▶ _Job_: Print exactly the lines from the first one down to the line that contains "(xp) at (p9)", both included, and skip the pictures.

▶ _Supplied material_:

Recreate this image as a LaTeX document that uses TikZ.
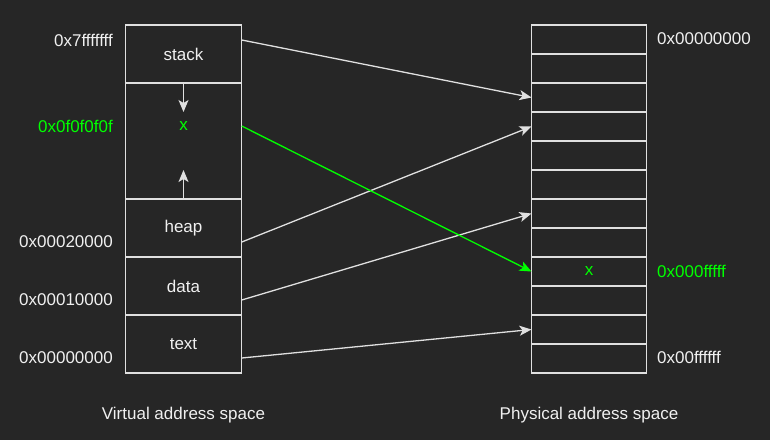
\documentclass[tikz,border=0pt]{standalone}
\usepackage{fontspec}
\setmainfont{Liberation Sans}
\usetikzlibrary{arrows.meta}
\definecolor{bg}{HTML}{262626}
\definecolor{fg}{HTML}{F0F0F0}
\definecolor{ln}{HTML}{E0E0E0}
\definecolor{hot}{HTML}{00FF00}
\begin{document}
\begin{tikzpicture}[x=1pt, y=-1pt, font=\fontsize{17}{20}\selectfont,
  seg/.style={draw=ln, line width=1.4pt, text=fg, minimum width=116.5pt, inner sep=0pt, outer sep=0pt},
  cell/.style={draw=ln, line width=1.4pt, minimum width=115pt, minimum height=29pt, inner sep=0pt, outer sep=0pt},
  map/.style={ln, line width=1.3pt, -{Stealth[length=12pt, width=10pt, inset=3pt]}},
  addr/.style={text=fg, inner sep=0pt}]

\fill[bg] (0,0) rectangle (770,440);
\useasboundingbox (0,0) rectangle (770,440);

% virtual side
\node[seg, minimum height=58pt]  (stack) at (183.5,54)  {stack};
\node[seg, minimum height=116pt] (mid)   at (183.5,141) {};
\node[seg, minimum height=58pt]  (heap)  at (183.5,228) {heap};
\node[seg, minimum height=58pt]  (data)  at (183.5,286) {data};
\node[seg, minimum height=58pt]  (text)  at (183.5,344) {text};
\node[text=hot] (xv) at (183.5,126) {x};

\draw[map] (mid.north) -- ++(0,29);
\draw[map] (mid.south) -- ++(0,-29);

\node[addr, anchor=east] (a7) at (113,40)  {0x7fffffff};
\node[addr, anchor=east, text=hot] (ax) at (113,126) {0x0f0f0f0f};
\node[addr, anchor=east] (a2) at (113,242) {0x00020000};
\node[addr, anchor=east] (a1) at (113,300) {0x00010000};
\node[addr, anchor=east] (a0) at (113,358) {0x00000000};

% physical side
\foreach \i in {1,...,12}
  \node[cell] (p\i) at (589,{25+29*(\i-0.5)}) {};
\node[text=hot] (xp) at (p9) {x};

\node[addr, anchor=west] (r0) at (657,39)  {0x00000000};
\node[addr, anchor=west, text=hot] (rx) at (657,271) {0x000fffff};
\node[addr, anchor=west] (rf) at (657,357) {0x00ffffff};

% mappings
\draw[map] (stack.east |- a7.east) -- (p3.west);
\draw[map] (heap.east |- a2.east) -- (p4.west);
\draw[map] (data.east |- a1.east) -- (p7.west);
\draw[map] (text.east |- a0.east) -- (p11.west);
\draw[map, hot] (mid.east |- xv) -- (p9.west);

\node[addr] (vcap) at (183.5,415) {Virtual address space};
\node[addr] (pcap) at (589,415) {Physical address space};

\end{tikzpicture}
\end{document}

▶ _Response to this exercise_:
Recreate this image as a LaTeX document that uses TikZ.
\documentclass[tikz,border=0pt]{standalone}
\usepackage{fontspec}
\setmainfont{Liberation Sans}
\usetikzlibrary{arrows.meta}
\definecolor{bg}{HTML}{262626}
\definecolor{fg}{HTML}{F0F0F0}
\definecolor{ln}{HTML}{E0E0E0}
\definecolor{hot}{HTML}{00FF00}
\begin{document}
\begin{tikzpicture}[x=1pt, y=-1pt, font=\fontsize{17}{20}\selectfont,
  seg/.style={draw=ln, line width=1.4pt, text=fg, minimum width=116.5pt, inner sep=0pt, outer sep=0pt},
  cell/.style={draw=ln, line width=1.4pt, minimum width=115pt, minimum height=29pt, inner sep=0pt, outer sep=0pt},
  map/.style={ln, line width=1.3pt, -{Stealth[length=12pt, width=10pt, inset=3pt]}},
  addr/.style={text=fg, inner sep=0pt}]

\fill[bg] (0,0) rectangle (770,440);
\useasboundingbox (0,0) rectangle (770,440);

% virtual side
\node[seg, minimum height=58pt]  (stack) at (183.5,54)  {stack};
\node[seg, minimum height=116pt] (mid)   at (183.5,141) {};
\node[seg, minimum height=58pt]  (heap)  at (183.5,228) {heap};
\node[seg, minimum height=58pt]  (data)  at (183.5,286) {data};
\node[seg, minimum height=58pt]  (text)  at (183.5,344) {text};
\node[text=hot] (xv) at (183.5,126) {x};

\draw[map] (mid.north) -- ++(0,29);
\draw[map] (mid.south) -- ++(0,-29);

\node[addr, anchor=east] (a7) at (113,40)  {0x7fffffff};
\node[addr, anchor=east, text=hot] (ax) at (113,126) {0x0f0f0f0f};
\node[addr, anchor=east] (a2) at (113,242) {0x00020000};
\node[addr, anchor=east] (a1) at (113,300) {0x00010000};
\node[addr, anchor=east] (a0) at (113,358) {0x00000000};

% physical side
\foreach \i in {1,...,12}
  \node[cell] (p\i) at (589,{25+29*(\i-0.5)}) {};
\node[text=hot] (xp) at (p9) {x};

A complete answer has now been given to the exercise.